Physical Risks Dominate as Transition Risks Diverge 

Physical climate risks pose the greatest threat to institutional investment portfolios, while differences in sectoral exposures to transition risks are widening, according to updated scenarios released by Ortec Finance. The Netherlands-based risk management solutions provider said physical risk as a result of rising temperatures and greenhouse gas emissions is the most serious threat to asset performance and the stability of the financial system. “The medium to long-term impact of physical risk is far more pronounced in the scenarios that incorporate last year’s 0.2°C temperature spike and simulate the outcomes of the world’s current climate policies,” the firm said. Ortec Finance has released 2025 updates to its seven proprietary climate scenarios, developed with Cambridge Econometrics, which aim to assess a range of temperature pathways by 2100 and their systemic macroeconomic and financial market outcomes.
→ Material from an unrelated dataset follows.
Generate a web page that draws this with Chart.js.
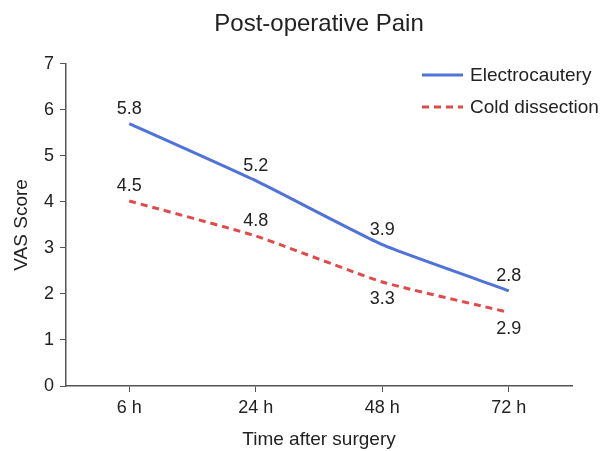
<!DOCTYPE html>
<html>
<head>
<meta charset="utf-8">
<script src="https://cdn.jsdelivr.net/npm/chart.js@4/dist/chart.umd.min.js"></script>
<style>
  html, body { margin: 0; padding: 0; background: #fff; }
  #wrap { width: 600px; height: 451px; }
</style>
</head>
<body>
<div id="wrap"><canvas id="painChart"></canvas></div>
<script>
const categories = ['6 h', '24 h', '48 h', '72 h'];
const electroValues = [5.7, 4.46, 3.07, 2.07];
const coldValues = [4.02, 3.26, 2.26, 1.6];
// printed labels (as shown on the figure)
const electroLabels = ['5.8', '5.2', '3.9', '2.8'];
const coldLabels = ['4.5', '4.8', '3.3', '2.9'];
const electroSide = ['above', 'above', 'above', 'above'];
const coldSide = ['above', 'above', 'below', 'below'];

const FONT = '"Liberation Sans", Arial, Helvetica, sans-serif';
const BLUE = '#4f73d9';
const RED = '#e04a4a';
const INK = '#222';

// value labels next to each point
const valueLabels = {
    id: 'valueLabels',
    afterDatasetsDraw(chart) {
        const ctx = chart.ctx;
        const sets = [[electroLabels, electroSide], [coldLabels, coldSide]];
        ctx.save();
        ctx.font = '18px ' + FONT;
        ctx.fillStyle = INK;
        ctx.textAlign = 'center';
        ctx.textBaseline = 'middle';
        sets.forEach(function (s, i) {
            chart.getDatasetMeta(i).data.forEach(function (pt, j) {
                const dy = s[1][j] === 'above' ? -15 : 17;
                ctx.fillText(s[0][j], pt.x, pt.y + dy);
            });
        });
        ctx.restore();
    }
};

// legend in the top right corner
const cornerLegend = {
    id: 'cornerLegend',
    afterDraw(chart) {
        const ctx = chart.ctx;
        ctx.save();
        ctx.font = '19px ' + FONT;
        ctx.textBaseline = 'middle';
        chart.data.datasets.forEach(function (ds, i) {
            const y = 75 + i * 32;
            ctx.strokeStyle = ds.borderColor;
            ctx.lineWidth = 3;
            ctx.setLineDash(ds.borderDash || []);
            ctx.beginPath();
            ctx.moveTo(422, y);
            ctx.lineTo(463, y);
            ctx.stroke();
            ctx.setLineDash([]);
            ctx.fillStyle = INK;
            ctx.fillText(ds.label, 470, y + 1);
        });
        ctx.restore();
    }
};

new Chart(document.getElementById('painChart'), {
    type: 'line',
    data: {
        labels: categories,
        datasets: [{
            label: 'Electrocautery',
            data: electroValues,
            borderColor: BLUE,
            borderWidth: 3,
            pointRadius: 0,
            tension: 0.15
        }, {
            label: 'Cold dissection',
            data: coldValues,
            borderColor: RED,
            borderWidth: 3,
            borderDash: [7, 5],
            pointRadius: 0,
            tension: 0.15
        }]
    },
    options: {
        responsive: true,
        maintainAspectRatio: false,
        animation: false,
        layout: { padding: { right: 28 } },
        plugins: {
            legend: { display: false },
            tooltip: { enabled: false },
            title: {
                display: true,
                fullSize: false,
                text: 'Post-operative Pain',
                color: INK,
                font: { family: FONT, size: 24, weight: 'normal' },
                padding: { top: 10, bottom: 25 }
            }
        },
        scales: {
            x: {
                offset: true,
                grid: { display: true, drawOnChartArea: false, drawTicks: true, tickLength: 6, color: '#555' },
                border: { color: '#555', width: 1.5 },
                ticks: { color: INK, font: { family: FONT, size: 18 }, padding: 5 },
                title: { display: true, text: 'Time after surgery', color: INK, font: { family: FONT, size: 19 }, padding: { top: 0, bottom: 0 } },
                afterFit: function (scale) { scale.height = 65; }
            },
            y: {
                min: 0,
                max: 7,
                ticks: { stepSize: 1, color: INK, font: { family: FONT, size: 18 }, padding: 6 },
                grid: { display: true, drawOnChartArea: false, drawTicks: true, tickLength: 6, color: '#555' },
                border: { color: '#555', width: 1.5 },
                title: { display: true, text: 'VAS Score', color: INK, font: { family: FONT, size: 19 }, padding: { top: 10, bottom: 0 } },
                afterFit: function (scale) { scale.width = 66; }
            }
        }
    },
    plugins: [valueLabels, cornerLegend]
});
</script>
</body>
</html>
Under its high warming scenarios, equity asset performance in the UK and US is anticipated to decline sharply in the 2030s due to an emerging insurance crisis, driven by the manifestation and increasing awareness of physical risks associated with rising temperatures. The updated scenarios also reflect faster uptake and lower pricing of clean energy than expected with investment returns from low-carbon and renewable energy technologies viewed as more resilient across all successful low-carbon transition scenarios. “The gap in projected equity returns because of different sector exposures to transition risk has never been more pronounced and creates opportunities for investors to realign portfolios to mitigate any fallout from the transition,” the firm said.